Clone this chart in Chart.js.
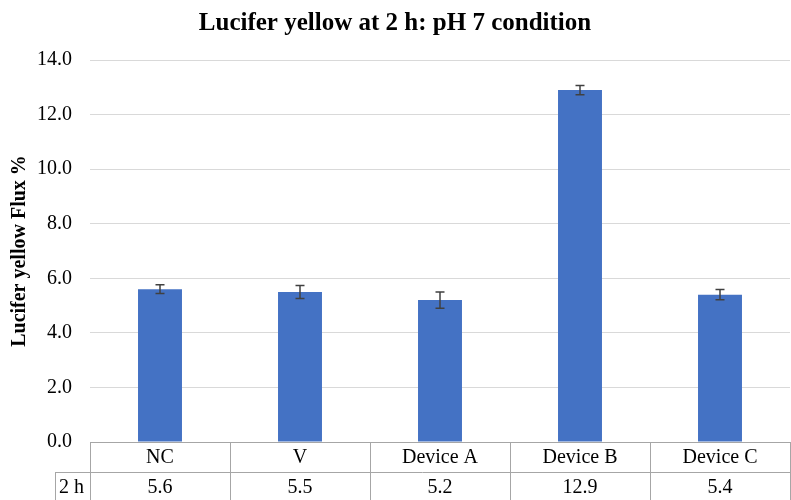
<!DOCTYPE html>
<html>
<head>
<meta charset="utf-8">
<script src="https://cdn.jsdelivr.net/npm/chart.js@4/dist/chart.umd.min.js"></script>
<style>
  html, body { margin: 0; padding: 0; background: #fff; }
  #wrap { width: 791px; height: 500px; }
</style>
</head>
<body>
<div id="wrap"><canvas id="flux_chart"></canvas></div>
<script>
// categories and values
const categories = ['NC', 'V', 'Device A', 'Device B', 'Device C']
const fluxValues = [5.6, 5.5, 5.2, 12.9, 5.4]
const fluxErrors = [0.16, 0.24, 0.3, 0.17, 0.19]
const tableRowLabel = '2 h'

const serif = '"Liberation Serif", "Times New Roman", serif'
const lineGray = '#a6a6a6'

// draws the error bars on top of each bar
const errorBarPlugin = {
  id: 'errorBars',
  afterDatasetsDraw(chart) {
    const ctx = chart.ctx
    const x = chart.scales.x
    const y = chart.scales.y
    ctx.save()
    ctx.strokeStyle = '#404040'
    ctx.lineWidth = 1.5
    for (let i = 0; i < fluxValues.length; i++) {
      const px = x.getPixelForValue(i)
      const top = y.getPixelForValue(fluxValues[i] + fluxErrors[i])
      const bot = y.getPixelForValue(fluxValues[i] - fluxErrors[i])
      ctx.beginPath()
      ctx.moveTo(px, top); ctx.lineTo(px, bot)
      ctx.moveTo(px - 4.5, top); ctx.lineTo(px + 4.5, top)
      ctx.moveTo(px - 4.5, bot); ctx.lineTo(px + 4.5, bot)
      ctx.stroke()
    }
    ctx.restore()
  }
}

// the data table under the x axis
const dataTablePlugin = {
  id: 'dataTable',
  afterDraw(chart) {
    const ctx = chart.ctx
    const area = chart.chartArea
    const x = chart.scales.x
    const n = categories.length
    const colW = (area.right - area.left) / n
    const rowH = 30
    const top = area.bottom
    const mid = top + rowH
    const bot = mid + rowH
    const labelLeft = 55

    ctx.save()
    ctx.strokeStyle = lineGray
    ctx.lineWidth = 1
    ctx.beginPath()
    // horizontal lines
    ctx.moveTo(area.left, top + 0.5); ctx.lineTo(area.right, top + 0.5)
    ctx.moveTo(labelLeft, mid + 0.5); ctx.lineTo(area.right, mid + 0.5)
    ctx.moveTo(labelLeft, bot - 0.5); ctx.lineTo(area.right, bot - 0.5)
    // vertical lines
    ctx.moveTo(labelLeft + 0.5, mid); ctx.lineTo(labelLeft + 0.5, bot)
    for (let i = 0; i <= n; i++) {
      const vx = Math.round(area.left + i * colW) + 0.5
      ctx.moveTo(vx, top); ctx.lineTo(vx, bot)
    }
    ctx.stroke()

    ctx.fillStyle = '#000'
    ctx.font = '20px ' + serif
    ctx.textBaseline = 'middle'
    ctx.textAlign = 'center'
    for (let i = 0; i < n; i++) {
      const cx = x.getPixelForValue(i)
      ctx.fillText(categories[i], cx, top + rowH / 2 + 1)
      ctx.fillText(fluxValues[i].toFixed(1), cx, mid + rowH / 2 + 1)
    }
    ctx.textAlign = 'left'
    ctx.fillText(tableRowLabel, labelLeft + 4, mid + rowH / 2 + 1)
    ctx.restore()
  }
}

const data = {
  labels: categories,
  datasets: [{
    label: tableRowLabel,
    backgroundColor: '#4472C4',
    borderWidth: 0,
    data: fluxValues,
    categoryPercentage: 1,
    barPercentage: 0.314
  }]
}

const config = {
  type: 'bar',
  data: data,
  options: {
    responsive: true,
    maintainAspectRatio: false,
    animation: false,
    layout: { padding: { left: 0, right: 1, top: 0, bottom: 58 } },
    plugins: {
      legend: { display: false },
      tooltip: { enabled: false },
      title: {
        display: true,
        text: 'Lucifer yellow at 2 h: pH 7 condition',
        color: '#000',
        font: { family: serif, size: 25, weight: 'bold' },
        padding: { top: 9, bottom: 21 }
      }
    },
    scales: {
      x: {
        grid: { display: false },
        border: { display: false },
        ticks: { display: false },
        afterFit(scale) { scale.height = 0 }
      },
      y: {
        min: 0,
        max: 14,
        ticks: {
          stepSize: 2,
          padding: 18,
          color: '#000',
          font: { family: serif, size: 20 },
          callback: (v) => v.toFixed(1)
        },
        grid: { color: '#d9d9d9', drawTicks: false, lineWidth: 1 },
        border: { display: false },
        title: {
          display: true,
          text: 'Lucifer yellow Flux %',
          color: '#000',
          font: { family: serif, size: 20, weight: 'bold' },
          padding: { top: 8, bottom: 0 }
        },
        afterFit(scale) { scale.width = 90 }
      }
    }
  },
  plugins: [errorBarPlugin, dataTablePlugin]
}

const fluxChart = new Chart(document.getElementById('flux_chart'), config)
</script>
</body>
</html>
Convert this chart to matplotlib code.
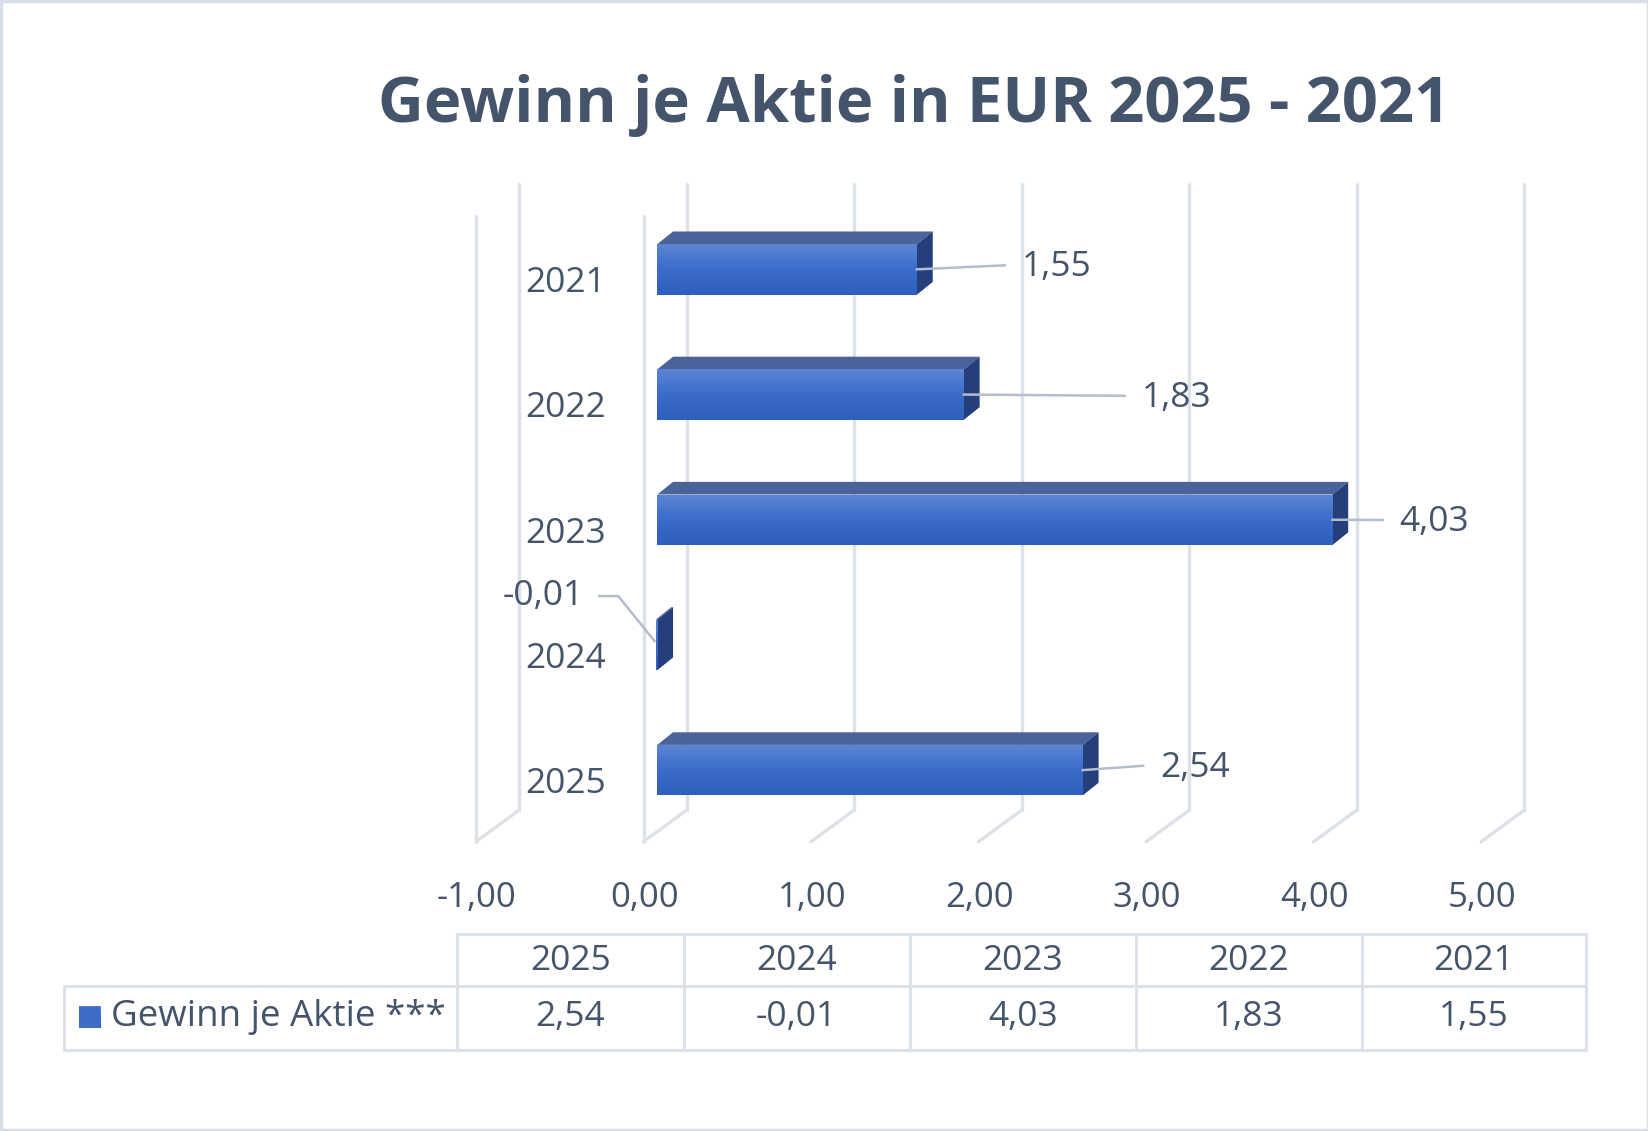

Exercise requirements | Transcribe all of the records above character for character. Exclude the pictures.

Right answer |
Clone this chart in Chart.js.
<!DOCTYPE html>
<html>
<head>
<meta charset="utf-8">
<script src="https://cdn.jsdelivr.net/npm/chart.js@4/dist/chart.umd.min.js"></script>
<style>
  html, body { margin: 0; padding: 0; background: #fff; }
  #wrap { width: 791px; height: 500px; }
</style>
</head>
<body>
<div id="wrap"><canvas id="flux_chart"></canvas></div>
<script>
// categories and values
const categories = ['NC', 'V', 'Device A', 'Device B', 'Device C']
const fluxValues = [5.6, 5.5, 5.2, 12.9, 5.4]
const fluxErrors = [0.16, 0.24, 0.3, 0.17, 0.19]
const tableRowLabel = '2 h'

const serif = '"Liberation Serif", "Times New Roman", serif'
const lineGray = '#a6a6a6'

// draws the error bars on top of each bar
const errorBarPlugin = {
  id: 'errorBars',
  afterDatasetsDraw(chart) {
    const ctx = chart.ctx
    const x = chart.scales.x
    const y = chart.scales.y
    ctx.save()
    ctx.strokeStyle = '#404040'
    ctx.lineWidth = 1.5
    for (let i = 0; i < fluxValues.length; i++) {
      const px = x.getPixelForValue(i)
      const top = y.getPixelForValue(fluxValues[i] + fluxErrors[i])
      const bot = y.getPixelForValue(fluxValues[i] - fluxErrors[i])
      ctx.beginPath()
      ctx.moveTo(px, top); ctx.lineTo(px, bot)
      ctx.moveTo(px - 4.5, top); ctx.lineTo(px + 4.5, top)
      ctx.moveTo(px - 4.5, bot); ctx.lineTo(px + 4.5, bot)
      ctx.stroke()
    }
    ctx.restore()
  }
}

// the data table under the x axis
const dataTablePlugin = {
  id: 'dataTable',
  afterDraw(chart) {
    const ctx = chart.ctx
    const area = chart.chartArea
    const x = chart.scales.x
    const n = categories.length
    const colW = (area.right - area.left) / n
    const rowH = 30
    const top = area.bottom
    const mid = top + rowH
    const bot = mid + rowH
    const labelLeft = 55

    ctx.save()
    ctx.strokeStyle = lineGray
    ctx.lineWidth = 1
    ctx.beginPath()
    // horizontal lines
    ctx.moveTo(area.left, top + 0.5); ctx.lineTo(area.right, top + 0.5)
    ctx.moveTo(labelLeft, mid + 0.5); ctx.lineTo(area.right, mid + 0.5)
    ctx.moveTo(labelLeft, bot - 0.5); ctx.lineTo(area.right, bot - 0.5)
    // vertical lines
    ctx.moveTo(labelLeft + 0.5, mid); ctx.lineTo(labelLeft + 0.5, bot)
    for (let i = 0; i <= n; i++) {
      const vx = Math.round(area.left + i * colW) + 0.5
      ctx.moveTo(vx, top); ctx.lineTo(vx, bot)
    }
    ctx.stroke()

    ctx.fillStyle = '#000'
    ctx.font = '20px ' + serif
    ctx.textBaseline = 'middle'
    ctx.textAlign = 'center'
    for (let i = 0; i < n; i++) {
      const cx = x.getPixelForValue(i)
      ctx.fillText(categories[i], cx, top + rowH / 2 + 1)
      ctx.fillText(fluxValues[i].toFixed(1), cx, mid + rowH / 2 + 1)
    }
    ctx.textAlign = 'left'
    ctx.fillText(tableRowLabel, labelLeft + 4, mid + rowH / 2 + 1)
    ctx.restore()
  }
}

const data = {
  labels: categories,
  datasets: [{
    label: tableRowLabel,
    backgroundColor: '#4472C4',
    borderWidth: 0,
    data: fluxValues,
    categoryPercentage: 1,
    barPercentage: 0.314
  }]
}

const config = {
  type: 'bar',
  data: data,
  options: {
    responsive: true,
    maintainAspectRatio: false,
    animation: false,
    layout: { padding: { left: 0, right: 1, top: 0, bottom: 58 } },
    plugins: {
      legend: { display: false },
      tooltip: { enabled: false },
      title: {
        display: true,
        text: 'Lucifer yellow at 2 h: pH 7 condition',
        color: '#000',
        font: { family: serif, size: 25, weight: 'bold' },
        padding: { top: 9, bottom: 21 }
      }
    },
    scales: {
      x: {
        grid: { display: false },
        border: { display: false },
        ticks: { display: false },
        afterFit(scale) { scale.height = 0 }
      },
      y: {
        min: 0,
        max: 14,
        ticks: {
          stepSize: 2,
          padding: 18,
          color: '#000',
          font: { family: serif, size: 20 },
          callback: (v) => v.toFixed(1)
        },
        grid: { color: '#d9d9d9', drawTicks: false, lineWidth: 1 },
        border: { display: false },
        title: {
          display: true,
          text: 'Lucifer yellow Flux %',
          color: '#000',
          font: { family: serif, size: 20, weight: 'bold' },
          padding: { top: 8, bottom: 0 }
        },
        afterFit(scale) { scale.width = 90 }
      }
    }
  },
  plugins: [errorBarPlugin, dataTablePlugin]
}

const fluxChart = new Chart(document.getElementById('flux_chart'), config)
</script>
</body>
</html>
Convert this chart to matplotlib code.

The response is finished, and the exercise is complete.